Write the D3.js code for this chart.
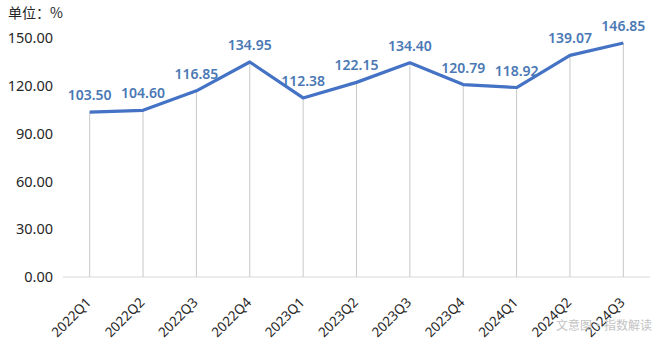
<!DOCTYPE html>
<html>
<head>
<meta charset="utf-8">
<script src="https://cdn.jsdelivr.net/npm/d3@7"></script>
<style>
  html, body { margin: 0; padding: 0; background: #fff; }
  svg { display: block; }
</style>
</head>
<body>
<svg id="chart" width="660" height="345"></svg>
<script>
// Quarterly index values (%)
const quarters = ["2022Q1","2022Q2","2022Q3","2022Q4","2023Q1","2023Q2","2023Q3","2023Q4","2024Q1","2024Q2","2024Q3"];
const values = [103.50, 104.60, 116.85, 134.95, 112.38, 122.15, 134.40, 120.79, 118.92, 139.07, 146.85];
const yTicks = [0, 30, 60, 90, 120, 150];
const unitLabel = "单位：%";
const sourceLabel = "文意图·指数解读";

const svg = d3.select("#chart");
const plot = { left: 63, right: 650, top: 38, bottom: 277 };

const x = d3.scaleBand().domain(quarters).range([plot.left, plot.right]);
const y = d3.scaleLinear().domain([0, 150]).range([plot.bottom, plot.top]);
const cx = q => x(q) + x.bandwidth() / 2;

const font = "'Noto Sans', 'Noto Sans CJK SC', sans-serif";

// unit caption
svg.append("text").attr("x", 8).attr("y", 18)
  .attr("font-family", "'Noto Sans CJK SC', sans-serif").attr("font-size", 14)
  .attr("fill", "#262626").text(unitLabel);

// y axis labels (no axis line)
const yAxis = d3.axisLeft(y).tickValues(yTicks).tickFormat(d3.format(".2f")).tickSize(0).tickPadding(10);
const yg = svg.append("g").attr("transform", `translate(${plot.left},0)`).call(yAxis);
yg.select(".domain").remove();
yg.selectAll("text").attr("font-family", font).attr("font-size", 14.5).attr("fill", "#262626");

// baseline
svg.append("line").attr("x1", plot.left).attr("x2", plot.right).attr("y1", y(0)).attr("y2", y(0))
  .attr("stroke", "#d9d9d9").attr("stroke-width", 1);

// x axis labels
const xAxis = d3.axisBottom(x).tickSize(0).tickPadding(0);
const xg = svg.append("g").attr("transform", `translate(0,${y(0)})`).call(xAxis);
xg.select(".domain").remove();
xg.selectAll("text")
  .attr("font-family", font).attr("font-size", 13.5).attr("fill", "#262626")
  .attr("text-anchor", "end")
  .attr("transform", "translate(-1,23) rotate(-45)")
  .attr("dy", "0.35em");

// drop lines
const data = quarters.map((q, i) => ({ q, v: values[i] }));
svg.append("g").selectAll("line").data(data).join("line")
  .attr("x1", d => cx(d.q)).attr("x2", d => cx(d.q))
  .attr("y1", d => y(d.v)).attr("y2", y(0))
  .attr("stroke", "#c8c8c8").attr("stroke-width", 1);

// series line
const line = d3.line().x(d => cx(d.q)).y(d => y(d.v));
svg.append("path").datum(data).attr("d", line)
  .attr("fill", "none").attr("stroke", "#4472c4").attr("stroke-width", 3.2)
  .attr("stroke-linejoin", "round");

// value labels
svg.append("g").selectAll("text").data(data).join("text")
  .attr("x", d => cx(d.q)).attr("y", d => y(d.v) - 12)
  .attr("text-anchor", "middle")
  .attr("font-family", font).attr("font-size", 14).attr("font-weight", 600)
  .attr("fill", "#4a78b4")
  .text(d => d.v.toFixed(2));

// source mark
svg.append("text").attr("x", 652).attr("y", 330).attr("text-anchor", "end")
  .attr("font-family", "'Noto Sans CJK SC', sans-serif").attr("font-size", 12)
  .attr("fill", "#bdbdbd").attr("opacity", 0.9).text(sourceLabel);
</script>
</body>
</html>
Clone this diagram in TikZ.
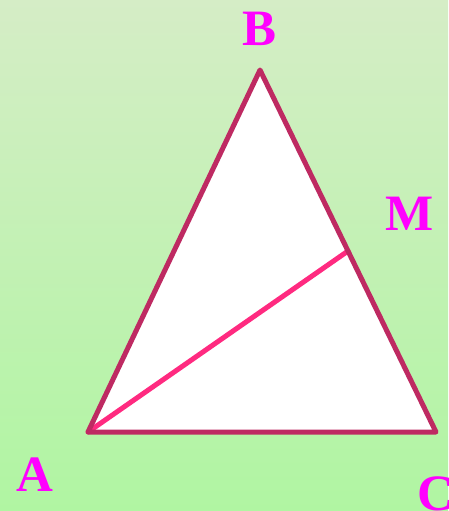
\documentclass[tikz,border=0pt]{standalone}
\usepackage{fontspec}
\setmainfont{Liberation Serif}
\usetikzlibrary{calc}

\definecolor{bgtop}{HTML}{D5EDC6}
\definecolor{bgbot}{HTML}{B0F5A2}
\definecolor{edgecol}{HTML}{BE2A62}
\definecolor{mediancol}{HTML}{FF2A80}
\definecolor{labelcol}{HTML}{FF00FF}

\begin{document}
\begin{tikzpicture}[
  x=1pt, y=-1pt,
  vlabel/.style={text=labelcol, font=\fontsize{51}{51}\selectfont\bfseries, inner sep=0pt},
  side/.style ={draw=edgecol, line width=5pt, line join=round},
  median/.style={draw=mediancol, line width=5pt, line cap=round},
]

% ---- background ----
\shade[top color=bgtop, bottom color=bgbot] (0,0) rectangle (448,511);
\useasboundingbox (0,0) rectangle (448,511);

% ---- vertices ----
\coordinate (A) at (88,432);
\coordinate (B) at (260,70);
\coordinate (C) at (436,432);
\coordinate (M) at ($(B)!0.5!(C)$);

% ---- triangle ----
\fill[white] (A) -- (B) -- (C) -- cycle;
\draw[median] (A) -- (M);
\draw[side] (A) -- (B) -- (C) -- cycle;

% ---- labels ----
\node[vlabel] (lB) at (260,29)  {B};
\node[vlabel] (lM) at (410,214) {M};
\node[vlabel] (lA) at (35,475)  {A};
\node[vlabel] (lC) at (436,494) {C};

\end{tikzpicture}
\end{document}
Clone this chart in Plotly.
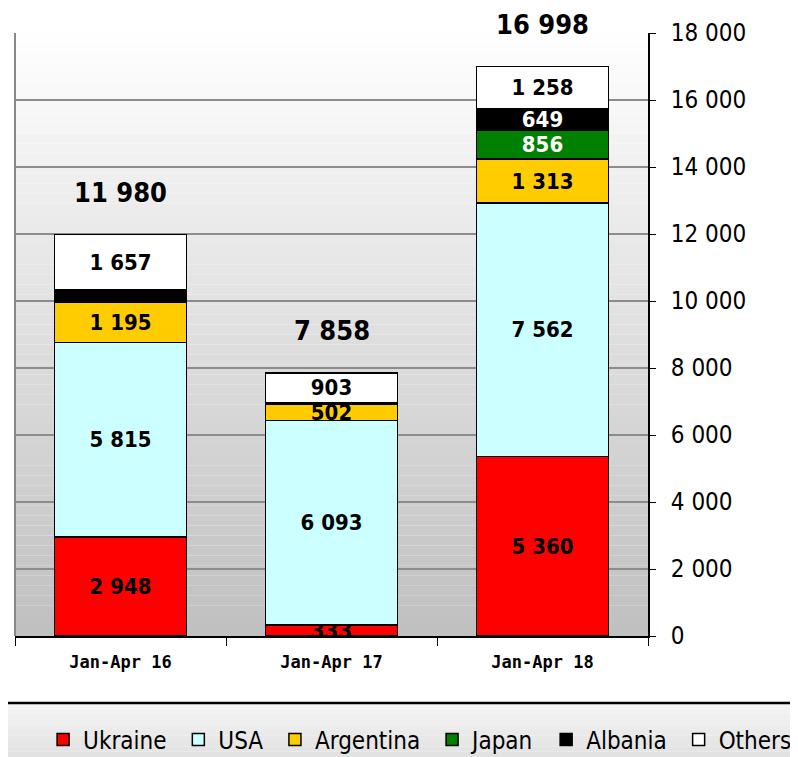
import plotly.graph_objects as go

periods = ["Jan-Apr 16", "Jan-Apr 17", "Jan-Apr 18"]
ukraine = [2948, 333, 5360]
usa = [5815, 6093, 7562]
argentina = [1195, 502, 1313]
japan = [0, 0, 856]
albania = [365, 27, 649]
others = [1657, 903, 1258]
totals = [11980, 7858, 16998]

FONT = "DejaVu Sans Condensed, DejaVu Sans, sans-serif"

series = [
    ("Ukraine", ukraine, "#FF0000", "black"),
    ("USA", usa, "#CCFFFF", "black"),
    ("Argentina", argentina, "#FFCC00", "black"),
    ("Japan", japan, "#008000", "white"),
    ("Albania", albania, "#000000", "white"),
    ("Others", others, "#FFFFFF", "black"),
]
# segments drawn without a label in the source chart
unlabelled = {("Albania", 0)}


def fmt(v):
    return f"{v:,}".replace(",", " ")


fig = go.Figure()
for name, vals, color, tcol in series:
    labels = [
        "" if (v < 100 or (name, i) in unlabelled) else "<b>" + fmt(v) + "</b>"
        for i, v in enumerate(vals)
    ]
    fig.add_trace(go.Bar(
        x=periods, y=vals, name=name + "&nbsp;", text=labels,
        textposition="inside", insidetextanchor="middle", textangle=0,
        insidetextfont=dict(family=FONT, size=22, color=tcol),
        marker=dict(color=color, line=dict(color="black", width=1.5)),
        cliponaxis=False,
    ))

for p, t in zip(periods, totals):
    fig.add_annotation(x=p, y=t, text="<b>" + fmt(t) + "</b>", showarrow=False,
                       yshift=42, font=dict(family=FONT, size=27, color="black"))

# gradient plot background
n = 60
for i in range(n):
    g = int(255 - (255 - 192) * (1 - (i + 0.5) / n))
    fig.add_shape(type="rect", xref="x domain", yref="y domain",
                  x0=0, x1=1, y0=i / n, y1=(i + 1) / n, layer="below",
                  line=dict(width=0), fillcolor=f"rgb({g},{g},{g})")
fig.add_shape(type="line", xref="x domain", yref="y domain", x0=0, x1=0,
              y0=0, y1=1, line=dict(color="#888888", width=2), layer="below")
# legend band
for i in range(10):
    g = int(245 - 20 * (i + 0.5) / 10)
    y0 = -0.111 - 0.09 * i / 10
    fig.add_shape(type="rect", xref="paper", yref="paper", x0=-0.1, x1=1.3,
                  y0=y0 - 0.009, y1=y0, line=dict(width=0),
                  fillcolor=f"rgb({g},{g},{g})", layer="below")
fig.add_shape(type="line", xref="paper", yref="paper", x0=-0.1, x1=1.3,
              y0=-0.111, y1=-0.111, line=dict(color="black", width=2.5))

fig.update_layout(
    barmode="stack", bargap=0.375,
    width=790, height=749,
    margin=dict(l=7, r=150, t=25, b=121, autoexpand=False),
    paper_bgcolor="white", plot_bgcolor="rgba(0,0,0,0)",
    separators=". ",
    uniformtext=dict(mode="show", minsize=22),
    font=dict(family=FONT, color="black"),
    showlegend=True,
    legend=dict(orientation="h", x=1.245, xanchor="right", y=-0.1725, yanchor="middle",
                font=dict(family=FONT, size=24), bgcolor="rgba(0,0,0,0)",
                traceorder="normal", itemwidth=30, tracegroupgap=0),
)
fig.update_xaxes(
    showline=True, linecolor="black", linewidth=2, automargin=False,
    ticks="outside", tickson="boundaries", ticklen=8, tickcolor="black",
    tickfont=dict(family="DejaVu Sans Mono, monospace", size=17, color="black"),
    tickvals=periods, ticktext=["<b>" + p + "</b>" for p in periods],
    ticklabelstandoff=10,
)
fig.update_yaxes(
    side="right", range=[0, 18000], dtick=2000, tickformat=",d", automargin=False,
    showline=True, linecolor="black", linewidth=2,
    ticks="outside", ticklen=6, tickcolor="black",
    showgrid=True, gridcolor="#8C8C8C", gridwidth=1.5,
    tickfont=dict(family=FONT, size=24, color="black"),
    ticklabelstandoff=10,
    zeroline=False,
)

fig.write_html("out.html")
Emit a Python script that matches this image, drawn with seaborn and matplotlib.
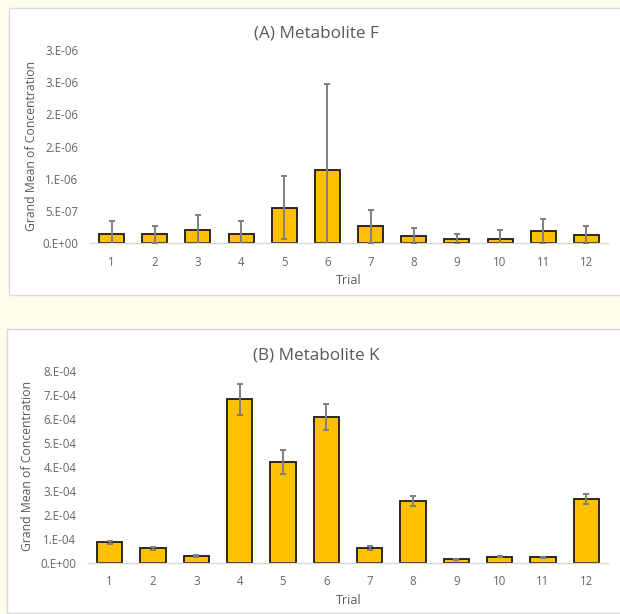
import matplotlib
matplotlib.use("Agg")
import matplotlib.pyplot as plt
from matplotlib.patches import Rectangle
import seaborn as sns
import pandas as pd

# ---- data ----
trials = ["1", "2", "3", "4", "5", "6", "7", "8", "9", "10", "11", "12"]

f_means = [1.35e-7, 1.35e-7, 2.0e-7, 1.4e-7, 5.5e-7, 1.135e-6, 2.6e-7, 1.1e-7, 0.62e-7, 0.62e-7, 1.8e-7, 1.25e-7]
f_errs = [2.05e-7, 1.35e-7, 2.35e-7, 2.0e-7, 4.85e-7, 1.33e-6, 2.55e-7, 1.3e-7, 0.73e-7, 1.4e-7, 1.9e-7, 1.45e-7]
f_ticks = [0, 5e-7, 1e-6, 1.5e-6, 2e-6, 2.5e-6, 3e-6]
f_ticklabels = ["0.E+00", "5.E-07", "1.E-06", "2.E-06", "2.E-06", "3.E-06", "3.E-06"]

k_means = [0.85e-4, 0.6e-4, 0.29e-4, 6.82e-4, 4.2e-4, 6.07e-4, 0.6e-4, 2.57e-4, 0.14e-4, 0.25e-4, 0.22e-4, 2.66e-4]
k_errs = [0.06e-4, 0.05e-4, 0.04e-4, 0.65e-4, 0.5e-4, 0.55e-4, 0.09e-4, 0.22e-4, 0.01e-4, 0.03e-4, 0.02e-4, 0.2e-4]
k_ticks = [0, 1e-4, 2e-4, 3e-4, 4e-4, 5e-4, 6e-4, 7e-4, 8e-4]
k_ticklabels = ["0.E+00", "1.E-04", "2.E-04", "3.E-04", "4.E-04", "5.E-04", "6.E-04", "7.E-04", "8.E-04"]

titles = ["(A) Metabolite F", "(B) Metabolite K"]
xlabel = "Trial"
ylabel = "Grand Mean of Concentration"

# ---- style ----
sns.set_theme(style="white")
plt.rcParams["font.family"] = ["Open Sans", "DejaVu Sans"]

W, H = 620, 614
fig = plt.figure(figsize=(W / 100, H / 100), dpi=100)
fig.patch.set_facecolor("#FFFCEC")

TXT = "#595959"
TICK = "#666666"
BAR = "#FFC000"
ERR = "#7F7F7F"


def fx(px):
    return px / W


def fy(py):
    return 1 - py / H


# panel backgrounds
for (x0, y0, x1, y1) in [(9, 8, 622, 295), (7, 329, 622, 613)]:
    fig.patches.append(Rectangle((fx(x0), fy(y1)), fx(x1 - x0), (y1 - y0) / H,
                                 transform=fig.transFigure, facecolor="white",
                                 edgecolor="#D9D9D9", linewidth=1.0, zorder=-10))

panels = [
    dict(means=f_means, errs=f_errs, ticks=f_ticks, labels=f_ticklabels,
         left=90, right=608, base=243, top=50, ymax=3e-6,
         title_y=33, ylab_x=32, xl_y=280),
    dict(means=k_means, errs=k_errs, ticks=k_ticks, labels=k_ticklabels,
         left=88, right=608, base=562.7, top=371, ymax=8e-4,
         title_y=355, ylab_x=28, xl_y=600),
]

for i, p in enumerate(panels):
    ax = fig.add_axes([fx(p["left"]), fy(p["base"]), fx(p["right"] - p["left"]),
                       (p["base"] - p["top"]) / H])
    ax.set_facecolor("none")
    df = pd.DataFrame({"Trial": trials, "Value": p["means"]})
    sns.barplot(data=df, x="Trial", y="Value", ax=ax, color=BAR, width=0.58,
                edgecolor="#1a1a1a", linewidth=1.3, saturation=1, errorbar=None,
                zorder=2)
    ax.errorbar(range(len(trials)), p["means"], yerr=p["errs"], fmt="none",
                ecolor=ERR, elinewidth=1.4, capsize=2.5, capthick=1.4, zorder=3)
    ax.set_xlim(-0.5, len(trials) - 0.5)
    ax.set_ylim(0, p["ymax"])
    ax.set_yticks(p["ticks"])
    ax.set_yticklabels(p["labels"])
    for s in ["top", "right", "left"]:
        ax.spines[s].set_visible(False)
    ax.spines["bottom"].set_color("#D9D9D9")
    ax.spines["bottom"].set_linewidth(1.0)
    ax.tick_params(axis="both", length=0, colors=TICK, labelsize=8.3)
    ax.tick_params(axis="y", pad=8.5)
    ax.tick_params(axis="x", pad=9)
    ax.set_xlabel("")
    ax.set_ylabel("")
    ax.grid(False)

    fig.text(fx(316), fy(p["title_y"]), titles[i], ha="center", va="center",
             fontsize=12.3, color=TXT)
    fig.text(fx(349), fy(p["xl_y"]), xlabel, ha="center", va="center",
             fontsize=9, color=TXT)
    fig.text(fx(p["ylab_x"]), fy((p["base"] + p["top"]) / 2 - 1), ylabel,
             ha="center", va="center", rotation=90, fontsize=8.8, color=TXT)

fig.savefig("out.png", dpi=100, facecolor=fig.get_facecolor())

● ● ●

_Written request_: Gather each line from the listing above that holds "chart".

_Complete response_:
Write the D3.js code for this chart.
<svg id="chart" width="660" height="345"></svg>
const svg = d3.select("#chart");
Clone this chart in Plotly.
# segments drawn without a label in the source chart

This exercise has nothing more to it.